Home › Forums › Operating Systems › Windows Vista › Vista on the NC10 › Re: Vista on the NC10
Hey everyone, this may be old news to a few of you, but I hope it helps a couple of you.
You know you can use memory cards to ‘expand’ the memory of your netbook right? I’ve got an 8GB stick in side of mine with a swap of about 3-4 GB (it could be bigger, but that is all the space free). I have to say, the few instances of slowdown that were there before (i.e when I had a graphically intensive game, a bunch of windows open and was trying to listen to music and install drivers kinda thing) have all but vanished.
For me, it’s a fantastic discovery. If you didn’t know about it and want to try, you have to plug in a usb stick (up to 2.5 x your real memory is allowed i.e. if you have 1 GB then 2.5 GB stick, 2GB, 5GB Max). A point of note is that SD cards don’t work for some reason. At least my ‘ultra’ and Class 6 SDHC don’t… haven’t worked out why, perhaps yours would?. But anyway, you right click on your usb in your computer in windows explorer (the normal file browser, not internet explorer), and go to properties. Then you have a tab at the top called ‘readyboost’. There may be a sign telling you your stick isn’t fast enough, but if it is fast enough, there will be a slider to allow you to choose the size of your swap file. It gives you a recommended size, but I stuck it to maximum straight away. However, if you do this, remember that flash cards/sticks can run out after 10,000 rewrites or so, so acting as a swap will probably reduce the life of your card/ stick, but more iportantly, might corrupt data on it.

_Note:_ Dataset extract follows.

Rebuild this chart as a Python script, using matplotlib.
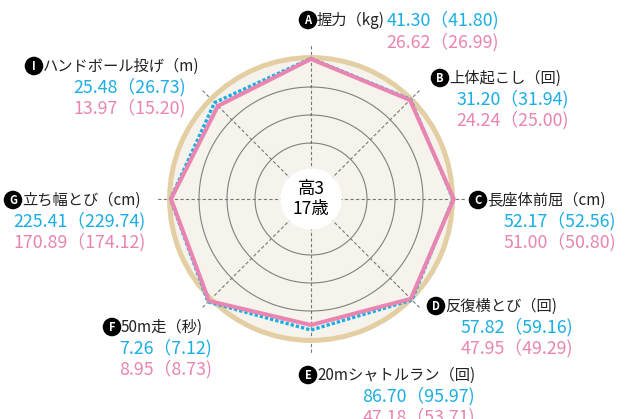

**********Thus I recommend a backup of important docs first *******
Still, I know this is old hat to a lot of Vista users, but as a mac convert convert, it’s new to me. Makes it run so smoothly 🙂
Oh, one thing, it didn’t affect my vista score. Don’t know why, guess it doesn’t take into account usb memory. But it certainly feels smoother. What do you guys think?